For most people, maintaining a desirable weight and body fat percentage can only be achieved through an integrated program of nutrition and exercise--or balancing energy intake with energy expenditure.
To reduce weight and body fat requires cutting back on calories and increasing the amount of exercise. Dieting alone won't work. Even when a person's weight-control system has genetic flaws and one of the new diet drugs is prescribed, proper nutrition and plenty of exercise is still part of the prescription for health.
Most Americans have more than enough to eat, but many people don't eat a healthy range of foods. Consuming too many calories from any kind of food source can produce fat. One of the best models for healthy eating is represented in the Food Pyramid. To get the proper daily nutritional value:
- Eat a variety of foods
- Eat a high-fiber diet (choose more grains, fruits and vegetables instead of protein, fats and sugar)
- Maintain a low-fat, low-cholesteral diet (eat no more than 30% of calories from fat, including only 10% from saturated fat)
- Use moderate amounts of salt and sodium and choose sugar substitutes
- Limit alcoholic intake
Breaking Old Habits
Often the first step to a good diet lies in changing food and eating behavior:
- Don't skip meals
- Eat a series of small meals throughout the day and avoid a big meal late in the evening
- Eat and chew slowly
- Use a smaller-sized plate to achieve a "full plate"
- Don't go back for seconds
- Bake or broil food instead of frying
- Order from light menus and purchase low-calorie or low-fat foods (remember that low-fat does not necessarily mean low-calorie)
- Learn about food values and make healthy combinations in meals
- Weigh yourself regularly and focus on measuring body fat percentage
- Reward yourself with non-food pleasures
Exercise plays an increasingly important role in weight management and overall fitness for people of all ages. The revised Dietary Guidelines for Americans emphasizes the importance of physical activity for both weight control and health.

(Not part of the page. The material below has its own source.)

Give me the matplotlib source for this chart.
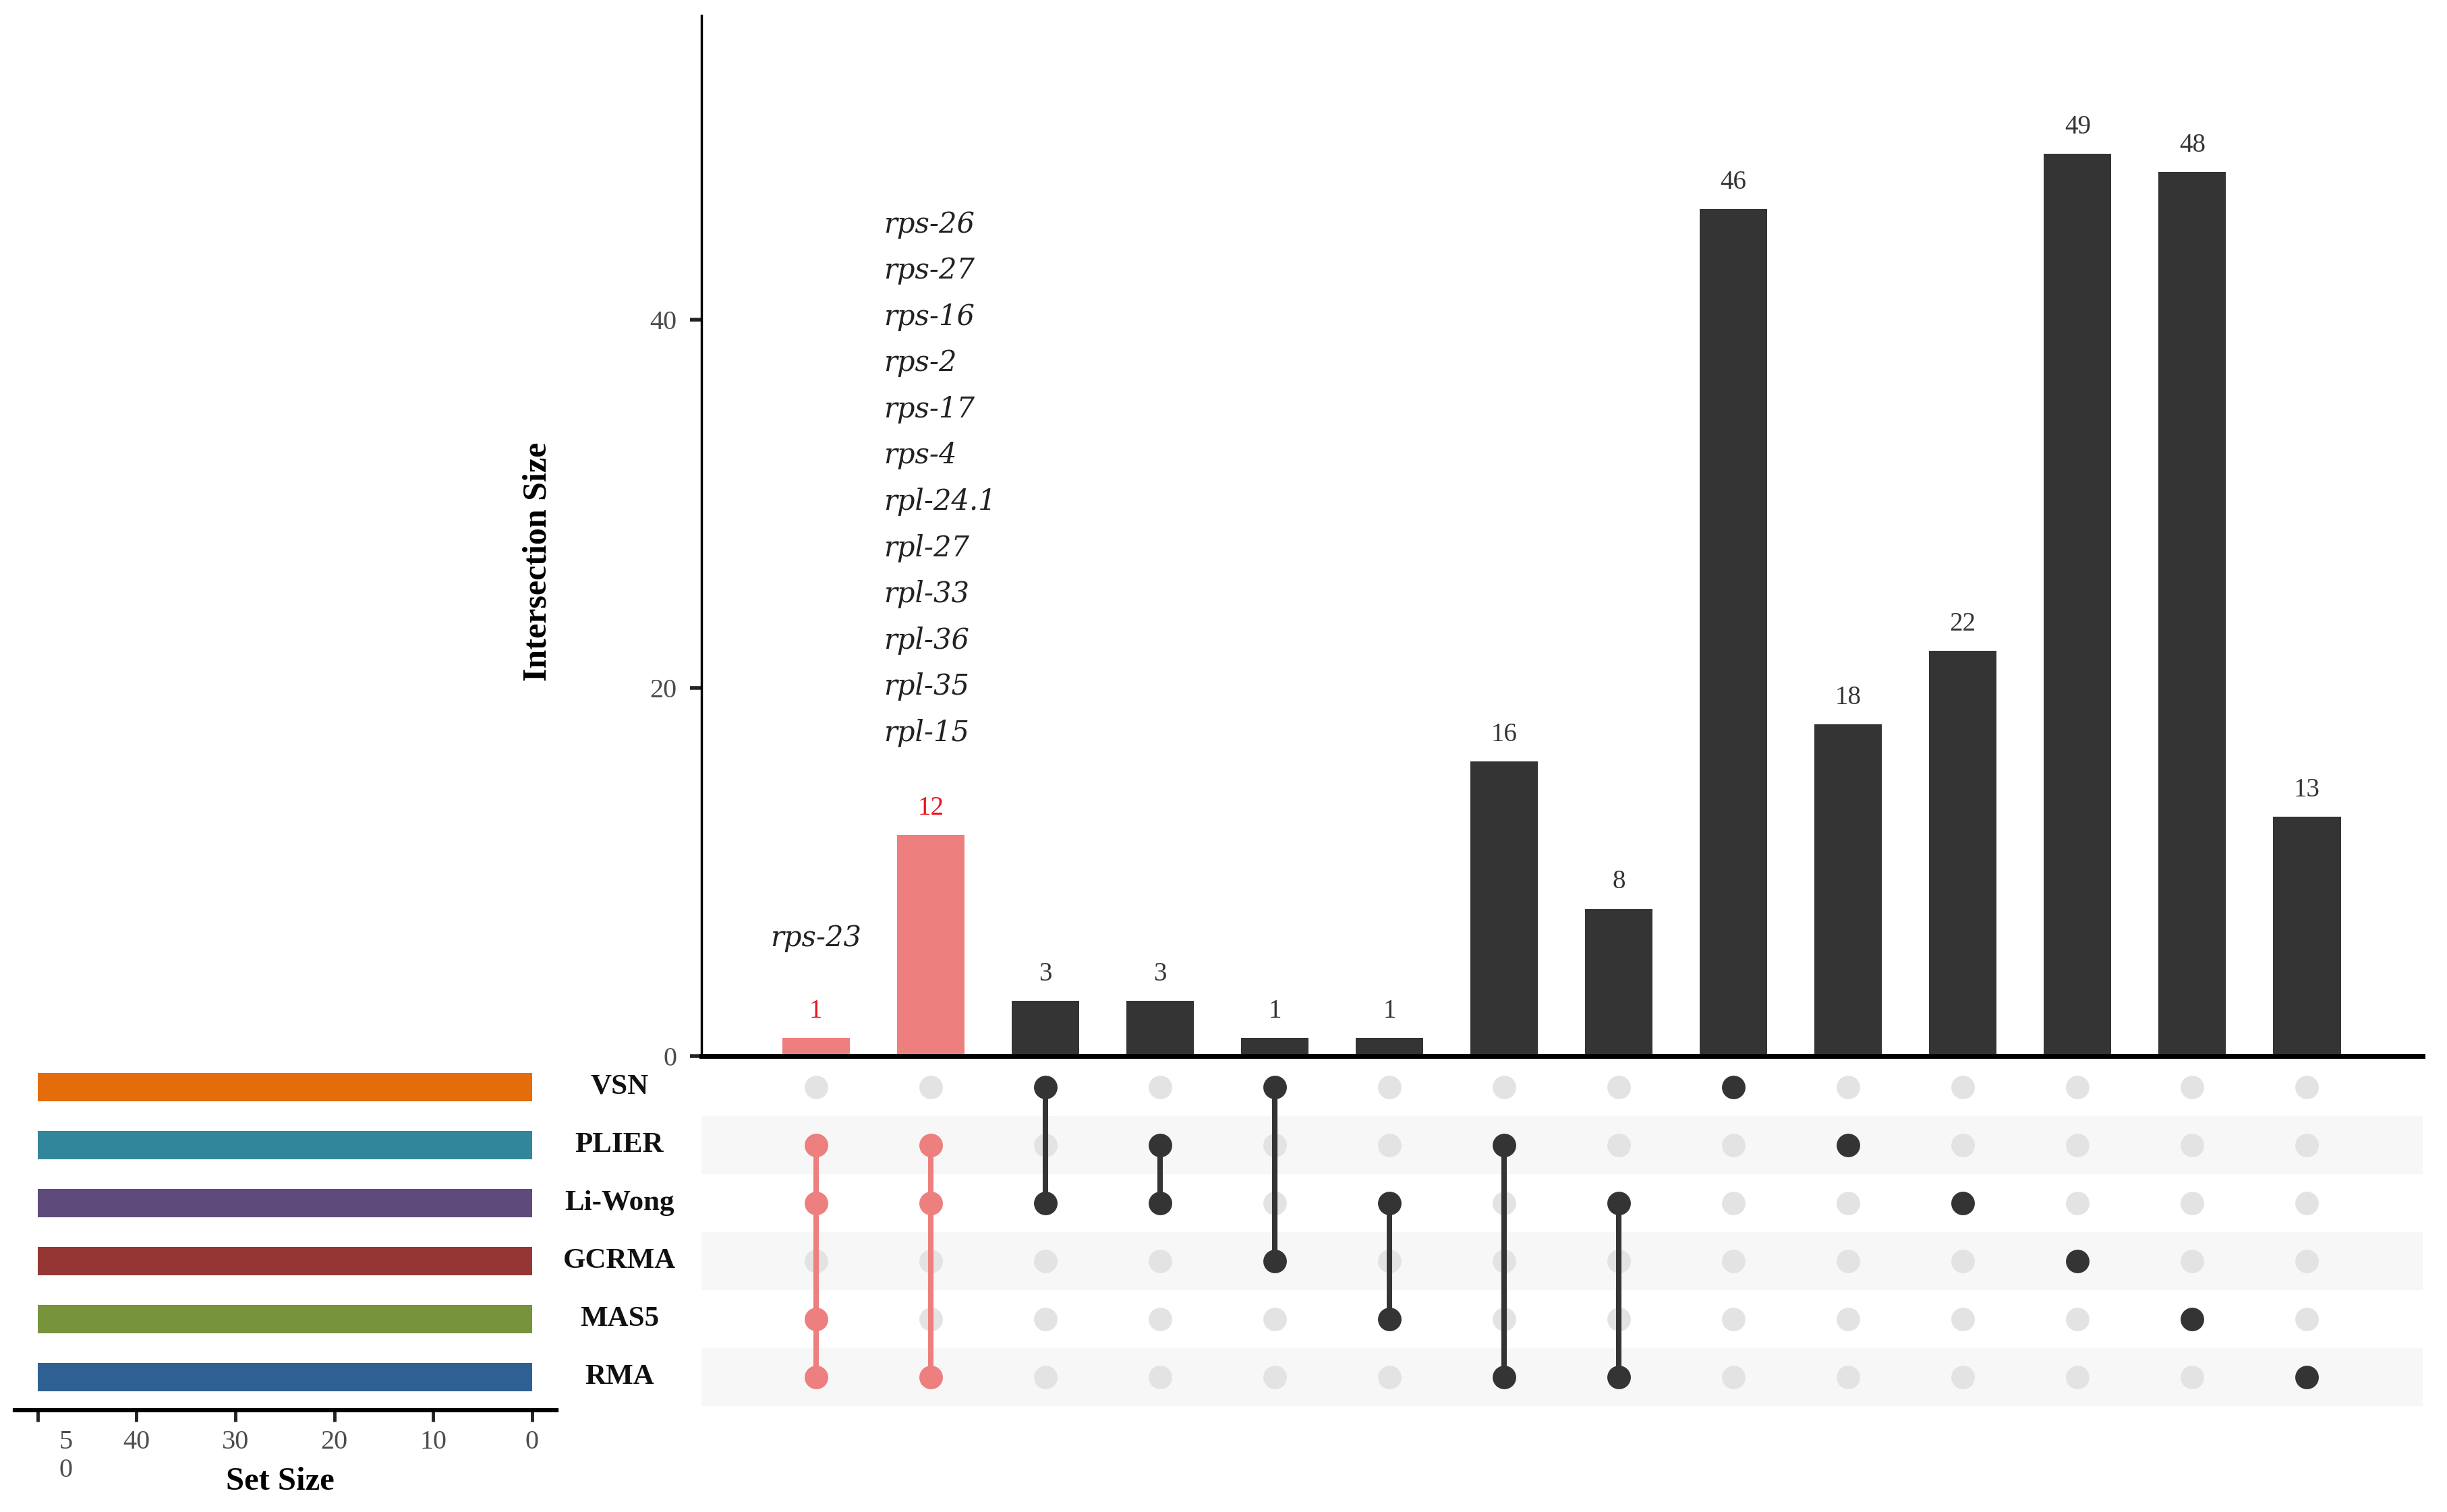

Weight maintenance rather than weight loss should be the primary focus.
The Guidelines encourage people to increase physical activity and reduce sedentary activity in order to maintain or lose weight, recommending a minimum of 30 minutes of moderate to intense physical exercise every day. They also recognize the link between weight gain and health risks (i.e. premature death) for adults. And they acknowledge that the distribution of fat in the body affects the risks associated with obesity, identifying exercise as one of the few factors that reduces central body fat.
Planning an exercise program should be based on personal goals as well as on individual capabilities. The most important element is to think long-term and make exercise a permanent part of your life.
Moderately Intense Activities:
- Brisk Walking (3-4 mph)
- Cycling (10 mph)
- Swimming or calisthenics
- Racket sports or table tennis
- Golf (without cart)
- Housecleaning, general*
- Raking leaves*
- Playing actively with children*
*Considered moderate only if they are performed at an intensity comparable to brisk walking. (Source: Journal of the American Medical Association 273:402:1995.)